Supplied data:
━━━━━━━━━━━━━━━━━━━━

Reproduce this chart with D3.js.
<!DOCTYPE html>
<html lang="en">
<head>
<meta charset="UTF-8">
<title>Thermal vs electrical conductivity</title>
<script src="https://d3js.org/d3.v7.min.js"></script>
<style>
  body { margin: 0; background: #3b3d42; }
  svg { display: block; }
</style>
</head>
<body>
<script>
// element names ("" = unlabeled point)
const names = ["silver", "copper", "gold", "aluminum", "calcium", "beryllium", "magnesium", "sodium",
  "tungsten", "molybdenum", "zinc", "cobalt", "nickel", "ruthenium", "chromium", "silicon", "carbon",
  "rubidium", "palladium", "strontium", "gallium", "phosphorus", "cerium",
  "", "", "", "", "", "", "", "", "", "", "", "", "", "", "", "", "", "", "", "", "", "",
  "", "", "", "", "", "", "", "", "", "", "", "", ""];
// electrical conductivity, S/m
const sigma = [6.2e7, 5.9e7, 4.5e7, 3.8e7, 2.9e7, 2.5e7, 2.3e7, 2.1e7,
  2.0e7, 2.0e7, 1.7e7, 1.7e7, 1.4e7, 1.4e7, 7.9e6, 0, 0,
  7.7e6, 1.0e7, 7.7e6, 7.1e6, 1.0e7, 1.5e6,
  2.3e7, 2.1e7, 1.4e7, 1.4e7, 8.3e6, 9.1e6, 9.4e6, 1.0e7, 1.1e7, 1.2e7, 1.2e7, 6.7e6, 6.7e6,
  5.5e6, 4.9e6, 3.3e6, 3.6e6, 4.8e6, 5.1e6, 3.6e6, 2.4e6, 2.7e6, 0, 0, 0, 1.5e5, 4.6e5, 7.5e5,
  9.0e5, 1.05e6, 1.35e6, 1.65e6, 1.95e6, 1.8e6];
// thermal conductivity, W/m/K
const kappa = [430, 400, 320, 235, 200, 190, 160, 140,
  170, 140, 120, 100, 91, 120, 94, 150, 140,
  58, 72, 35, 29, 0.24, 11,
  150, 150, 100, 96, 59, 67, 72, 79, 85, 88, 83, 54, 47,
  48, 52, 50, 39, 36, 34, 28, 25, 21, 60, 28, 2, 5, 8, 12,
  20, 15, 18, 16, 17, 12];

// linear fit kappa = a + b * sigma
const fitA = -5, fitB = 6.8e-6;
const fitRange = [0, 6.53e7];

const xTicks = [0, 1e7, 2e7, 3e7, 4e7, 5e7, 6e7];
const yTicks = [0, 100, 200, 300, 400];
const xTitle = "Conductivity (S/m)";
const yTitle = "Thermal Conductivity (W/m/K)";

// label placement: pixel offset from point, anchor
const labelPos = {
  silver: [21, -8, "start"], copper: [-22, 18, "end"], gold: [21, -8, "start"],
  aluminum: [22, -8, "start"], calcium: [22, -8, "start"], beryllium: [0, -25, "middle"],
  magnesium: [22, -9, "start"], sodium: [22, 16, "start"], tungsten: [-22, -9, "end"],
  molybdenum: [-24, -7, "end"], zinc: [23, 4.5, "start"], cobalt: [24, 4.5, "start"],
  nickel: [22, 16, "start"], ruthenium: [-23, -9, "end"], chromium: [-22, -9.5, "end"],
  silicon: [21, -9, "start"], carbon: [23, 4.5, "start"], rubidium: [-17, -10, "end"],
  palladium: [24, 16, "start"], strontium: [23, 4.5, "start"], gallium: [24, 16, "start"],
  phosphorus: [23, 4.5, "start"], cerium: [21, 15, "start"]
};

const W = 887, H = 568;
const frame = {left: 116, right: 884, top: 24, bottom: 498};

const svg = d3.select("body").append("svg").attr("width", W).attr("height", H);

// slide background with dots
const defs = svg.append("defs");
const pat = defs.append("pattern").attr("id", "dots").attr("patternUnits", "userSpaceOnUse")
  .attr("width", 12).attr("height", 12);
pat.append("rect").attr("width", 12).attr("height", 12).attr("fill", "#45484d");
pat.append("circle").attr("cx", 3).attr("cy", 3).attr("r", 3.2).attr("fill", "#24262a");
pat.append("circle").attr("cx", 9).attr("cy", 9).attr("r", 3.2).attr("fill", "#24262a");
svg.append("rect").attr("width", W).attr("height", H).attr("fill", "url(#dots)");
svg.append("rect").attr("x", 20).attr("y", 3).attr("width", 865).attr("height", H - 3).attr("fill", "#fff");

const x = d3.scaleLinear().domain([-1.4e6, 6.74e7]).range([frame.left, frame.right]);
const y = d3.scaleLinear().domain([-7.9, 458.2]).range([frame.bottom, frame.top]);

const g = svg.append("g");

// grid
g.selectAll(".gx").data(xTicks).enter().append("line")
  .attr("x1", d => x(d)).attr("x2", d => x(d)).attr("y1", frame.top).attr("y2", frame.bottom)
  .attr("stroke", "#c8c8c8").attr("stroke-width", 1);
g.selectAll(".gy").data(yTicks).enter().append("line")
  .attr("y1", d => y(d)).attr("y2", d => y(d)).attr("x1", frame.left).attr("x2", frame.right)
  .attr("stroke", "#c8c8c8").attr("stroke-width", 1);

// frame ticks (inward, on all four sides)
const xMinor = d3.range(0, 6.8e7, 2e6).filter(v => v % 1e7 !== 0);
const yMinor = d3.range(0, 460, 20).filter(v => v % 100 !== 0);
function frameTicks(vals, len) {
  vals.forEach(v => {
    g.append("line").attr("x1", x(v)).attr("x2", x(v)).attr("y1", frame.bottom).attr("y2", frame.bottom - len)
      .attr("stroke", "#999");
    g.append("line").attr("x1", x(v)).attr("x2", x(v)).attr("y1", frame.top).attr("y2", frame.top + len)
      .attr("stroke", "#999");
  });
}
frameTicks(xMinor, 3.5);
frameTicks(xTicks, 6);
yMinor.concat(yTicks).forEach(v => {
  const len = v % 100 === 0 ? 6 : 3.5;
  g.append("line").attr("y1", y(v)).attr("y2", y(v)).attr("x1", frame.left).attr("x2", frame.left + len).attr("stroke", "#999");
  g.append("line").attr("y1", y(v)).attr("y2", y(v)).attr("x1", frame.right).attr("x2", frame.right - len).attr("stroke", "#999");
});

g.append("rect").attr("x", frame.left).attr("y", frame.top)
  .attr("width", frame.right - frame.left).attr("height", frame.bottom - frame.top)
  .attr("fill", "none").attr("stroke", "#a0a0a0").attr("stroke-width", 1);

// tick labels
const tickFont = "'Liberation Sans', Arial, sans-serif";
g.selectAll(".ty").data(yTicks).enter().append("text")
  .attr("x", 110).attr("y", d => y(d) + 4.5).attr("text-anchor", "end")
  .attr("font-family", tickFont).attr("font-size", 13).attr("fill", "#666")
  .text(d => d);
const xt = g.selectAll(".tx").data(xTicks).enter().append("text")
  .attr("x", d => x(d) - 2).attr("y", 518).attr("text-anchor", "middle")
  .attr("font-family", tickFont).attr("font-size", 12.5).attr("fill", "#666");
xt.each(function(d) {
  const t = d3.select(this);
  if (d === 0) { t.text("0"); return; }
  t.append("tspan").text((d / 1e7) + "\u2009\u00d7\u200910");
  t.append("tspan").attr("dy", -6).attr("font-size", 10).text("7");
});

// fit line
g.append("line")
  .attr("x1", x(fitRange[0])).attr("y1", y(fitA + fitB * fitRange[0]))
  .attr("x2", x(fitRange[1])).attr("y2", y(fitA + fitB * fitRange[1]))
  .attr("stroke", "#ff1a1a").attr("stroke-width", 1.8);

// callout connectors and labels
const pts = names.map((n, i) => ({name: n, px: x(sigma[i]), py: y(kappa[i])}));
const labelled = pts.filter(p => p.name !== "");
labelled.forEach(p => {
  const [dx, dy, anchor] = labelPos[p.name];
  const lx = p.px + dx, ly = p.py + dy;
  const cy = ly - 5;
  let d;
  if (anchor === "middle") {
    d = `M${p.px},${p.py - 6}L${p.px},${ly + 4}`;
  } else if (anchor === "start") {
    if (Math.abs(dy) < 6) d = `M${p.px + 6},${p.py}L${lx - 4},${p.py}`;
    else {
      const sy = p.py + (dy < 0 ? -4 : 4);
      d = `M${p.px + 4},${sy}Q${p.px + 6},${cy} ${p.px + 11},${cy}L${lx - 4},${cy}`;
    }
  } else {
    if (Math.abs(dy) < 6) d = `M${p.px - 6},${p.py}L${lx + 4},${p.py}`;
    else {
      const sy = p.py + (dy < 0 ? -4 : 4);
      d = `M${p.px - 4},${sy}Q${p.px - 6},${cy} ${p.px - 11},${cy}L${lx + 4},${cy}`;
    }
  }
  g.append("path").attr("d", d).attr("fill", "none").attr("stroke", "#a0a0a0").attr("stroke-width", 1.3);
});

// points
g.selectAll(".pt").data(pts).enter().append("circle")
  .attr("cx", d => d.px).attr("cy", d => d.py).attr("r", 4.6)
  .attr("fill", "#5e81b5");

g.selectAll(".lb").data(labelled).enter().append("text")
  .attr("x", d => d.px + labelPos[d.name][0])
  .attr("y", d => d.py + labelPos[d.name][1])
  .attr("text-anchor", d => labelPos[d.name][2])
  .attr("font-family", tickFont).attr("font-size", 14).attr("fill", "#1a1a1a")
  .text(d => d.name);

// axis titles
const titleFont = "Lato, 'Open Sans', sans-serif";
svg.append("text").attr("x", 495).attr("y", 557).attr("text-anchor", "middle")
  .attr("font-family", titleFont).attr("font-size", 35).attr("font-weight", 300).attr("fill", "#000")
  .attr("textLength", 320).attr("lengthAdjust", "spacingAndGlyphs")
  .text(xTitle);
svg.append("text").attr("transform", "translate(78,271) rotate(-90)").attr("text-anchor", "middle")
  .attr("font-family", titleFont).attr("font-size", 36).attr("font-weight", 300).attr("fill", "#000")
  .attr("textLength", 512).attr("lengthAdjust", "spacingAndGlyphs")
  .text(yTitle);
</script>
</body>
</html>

━━━━━━━━━━━━━━━━━━━━

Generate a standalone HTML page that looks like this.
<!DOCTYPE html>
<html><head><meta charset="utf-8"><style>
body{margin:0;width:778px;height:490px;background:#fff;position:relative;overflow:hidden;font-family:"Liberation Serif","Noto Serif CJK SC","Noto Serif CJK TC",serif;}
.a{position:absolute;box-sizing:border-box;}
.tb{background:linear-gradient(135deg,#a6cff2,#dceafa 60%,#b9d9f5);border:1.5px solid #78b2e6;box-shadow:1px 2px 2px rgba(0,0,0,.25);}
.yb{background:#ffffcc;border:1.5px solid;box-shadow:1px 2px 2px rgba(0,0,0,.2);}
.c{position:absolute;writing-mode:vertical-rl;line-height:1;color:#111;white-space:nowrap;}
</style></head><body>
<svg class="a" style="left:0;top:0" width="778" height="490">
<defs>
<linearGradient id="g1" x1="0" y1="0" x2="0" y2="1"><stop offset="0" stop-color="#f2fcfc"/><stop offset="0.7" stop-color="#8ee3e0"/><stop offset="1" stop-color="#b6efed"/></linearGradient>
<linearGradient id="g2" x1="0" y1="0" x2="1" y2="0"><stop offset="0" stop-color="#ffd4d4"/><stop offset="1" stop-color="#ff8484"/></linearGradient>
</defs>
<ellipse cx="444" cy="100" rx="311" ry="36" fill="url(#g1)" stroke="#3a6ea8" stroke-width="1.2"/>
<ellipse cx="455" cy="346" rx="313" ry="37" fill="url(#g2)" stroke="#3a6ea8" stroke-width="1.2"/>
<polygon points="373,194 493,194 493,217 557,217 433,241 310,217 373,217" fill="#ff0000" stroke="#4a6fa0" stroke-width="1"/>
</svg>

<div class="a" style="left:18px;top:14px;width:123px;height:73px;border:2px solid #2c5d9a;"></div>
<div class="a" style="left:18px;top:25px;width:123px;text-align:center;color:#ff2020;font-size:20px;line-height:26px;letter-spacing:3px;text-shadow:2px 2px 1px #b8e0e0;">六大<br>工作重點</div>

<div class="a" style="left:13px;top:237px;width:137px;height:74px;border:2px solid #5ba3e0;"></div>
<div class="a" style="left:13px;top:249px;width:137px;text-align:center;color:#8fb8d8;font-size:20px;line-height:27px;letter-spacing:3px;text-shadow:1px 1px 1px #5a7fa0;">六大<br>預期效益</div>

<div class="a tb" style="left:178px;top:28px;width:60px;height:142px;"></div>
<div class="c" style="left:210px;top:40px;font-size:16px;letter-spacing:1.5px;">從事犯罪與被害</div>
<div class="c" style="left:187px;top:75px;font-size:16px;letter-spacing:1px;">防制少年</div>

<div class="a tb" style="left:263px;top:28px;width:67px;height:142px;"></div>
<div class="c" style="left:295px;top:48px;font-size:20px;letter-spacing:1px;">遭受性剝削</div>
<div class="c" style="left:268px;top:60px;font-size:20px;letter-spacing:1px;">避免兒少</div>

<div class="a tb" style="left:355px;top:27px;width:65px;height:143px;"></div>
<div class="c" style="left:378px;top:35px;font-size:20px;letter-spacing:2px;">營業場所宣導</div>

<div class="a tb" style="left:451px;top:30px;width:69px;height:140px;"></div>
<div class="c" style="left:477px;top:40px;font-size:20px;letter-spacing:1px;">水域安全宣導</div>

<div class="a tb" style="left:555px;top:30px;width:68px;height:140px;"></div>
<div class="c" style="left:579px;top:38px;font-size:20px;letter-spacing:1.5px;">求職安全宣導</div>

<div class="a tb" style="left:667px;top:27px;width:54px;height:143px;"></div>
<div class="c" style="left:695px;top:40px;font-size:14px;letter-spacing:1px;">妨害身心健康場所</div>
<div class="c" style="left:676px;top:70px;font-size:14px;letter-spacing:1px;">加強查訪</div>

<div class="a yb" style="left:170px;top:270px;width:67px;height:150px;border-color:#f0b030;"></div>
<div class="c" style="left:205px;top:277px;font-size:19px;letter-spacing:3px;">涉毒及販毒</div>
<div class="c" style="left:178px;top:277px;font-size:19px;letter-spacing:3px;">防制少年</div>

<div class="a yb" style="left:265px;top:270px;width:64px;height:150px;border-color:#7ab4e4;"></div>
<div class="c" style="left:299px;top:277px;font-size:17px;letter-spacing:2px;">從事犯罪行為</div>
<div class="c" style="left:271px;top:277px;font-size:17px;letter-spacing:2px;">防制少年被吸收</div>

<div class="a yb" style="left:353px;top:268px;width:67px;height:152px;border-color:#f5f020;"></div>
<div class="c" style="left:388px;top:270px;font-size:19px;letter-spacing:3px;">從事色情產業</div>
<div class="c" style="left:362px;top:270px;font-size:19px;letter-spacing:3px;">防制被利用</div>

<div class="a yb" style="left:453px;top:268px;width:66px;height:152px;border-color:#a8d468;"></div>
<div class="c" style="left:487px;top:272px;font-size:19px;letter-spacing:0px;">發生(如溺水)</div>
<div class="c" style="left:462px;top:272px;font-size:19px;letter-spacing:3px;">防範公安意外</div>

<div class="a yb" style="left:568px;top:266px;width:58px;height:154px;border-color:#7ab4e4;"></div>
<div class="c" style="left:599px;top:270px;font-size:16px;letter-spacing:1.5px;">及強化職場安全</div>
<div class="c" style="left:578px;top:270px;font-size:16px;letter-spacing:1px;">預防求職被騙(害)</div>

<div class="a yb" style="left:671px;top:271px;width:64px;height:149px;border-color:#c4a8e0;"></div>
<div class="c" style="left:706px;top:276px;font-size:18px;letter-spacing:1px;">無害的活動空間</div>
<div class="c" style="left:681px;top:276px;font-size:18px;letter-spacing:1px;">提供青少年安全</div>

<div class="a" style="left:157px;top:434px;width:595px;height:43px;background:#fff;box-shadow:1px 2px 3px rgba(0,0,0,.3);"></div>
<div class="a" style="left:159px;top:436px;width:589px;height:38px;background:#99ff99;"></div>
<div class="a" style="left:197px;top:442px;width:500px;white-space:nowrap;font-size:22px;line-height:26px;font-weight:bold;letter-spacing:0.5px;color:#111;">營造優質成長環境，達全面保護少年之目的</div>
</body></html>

━━━━━━━━━━━━━━━━━━━━

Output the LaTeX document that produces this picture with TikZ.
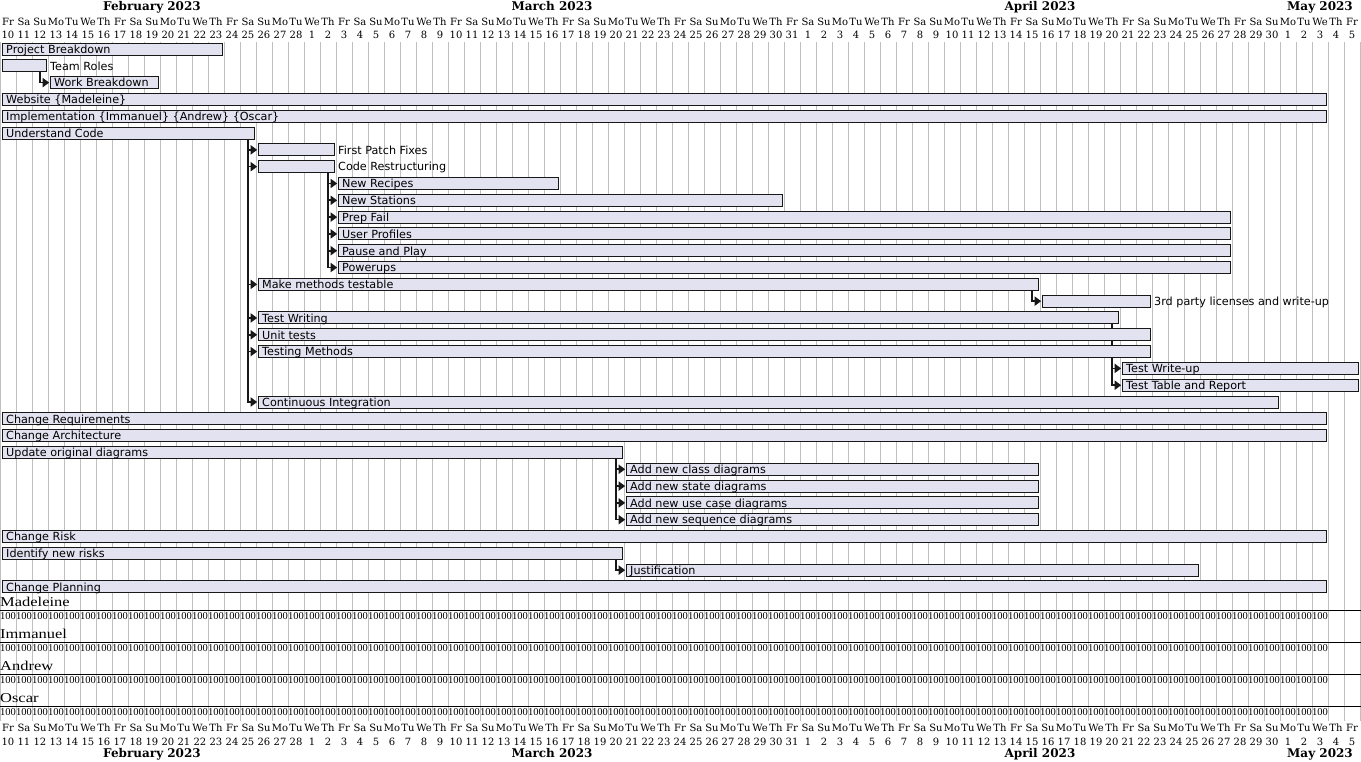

━━━━━━━━━━━━━━━━━━━━

Aim: Your output shall consist solely of the lines from the line with "Reproduce this chart with D3.js." to the line with "20, 15, 18, 16, 17, 12];", reproduced exactly, both ends included.

In response:
Reproduce this chart with D3.js.
<!DOCTYPE html>
<html lang="en">
<head>
<meta charset="UTF-8">
<title>Thermal vs electrical conductivity</title>
<script src="https://d3js.org/d3.v7.min.js"></script>
<style>
  body { margin: 0; background: #3b3d42; }
  svg { display: block; }
</style>
</head>
<body>
<script>
// element names ("" = unlabeled point)
const names = ["silver", "copper", "gold", "aluminum", "calcium", "beryllium", "magnesium", "sodium",
  "tungsten", "molybdenum", "zinc", "cobalt", "nickel", "ruthenium", "chromium", "silicon", "carbon",
  "rubidium", "palladium", "strontium", "gallium", "phosphorus", "cerium",
  "", "", "", "", "", "", "", "", "", "", "", "", "", "", "", "", "", "", "", "", "", "",
  "", "", "", "", "", "", "", "", "", "", "", "", ""];
// electrical conductivity, S/m
const sigma = [6.2e7, 5.9e7, 4.5e7, 3.8e7, 2.9e7, 2.5e7, 2.3e7, 2.1e7,
  2.0e7, 2.0e7, 1.7e7, 1.7e7, 1.4e7, 1.4e7, 7.9e6, 0, 0,
  7.7e6, 1.0e7, 7.7e6, 7.1e6, 1.0e7, 1.5e6,
  2.3e7, 2.1e7, 1.4e7, 1.4e7, 8.3e6, 9.1e6, 9.4e6, 1.0e7, 1.1e7, 1.2e7, 1.2e7, 6.7e6, 6.7e6,
  5.5e6, 4.9e6, 3.3e6, 3.6e6, 4.8e6, 5.1e6, 3.6e6, 2.4e6, 2.7e6, 0, 0, 0, 1.5e5, 4.6e5, 7.5e5,
  9.0e5, 1.05e6, 1.35e6, 1.65e6, 1.95e6, 1.8e6];
// thermal conductivity, W/m/K
const kappa = [430, 400, 320, 235, 200, 190, 160, 140,
  170, 140, 120, 100, 91, 120, 94, 150, 140,
  58, 72, 35, 29, 0.24, 11,
  150, 150, 100, 96, 59, 67, 72, 79, 85, 88, 83, 54, 47,
  48, 52, 50, 39, 36, 34, 28, 25, 21, 60, 28, 2, 5, 8, 12,
  20, 15, 18, 16, 17, 12];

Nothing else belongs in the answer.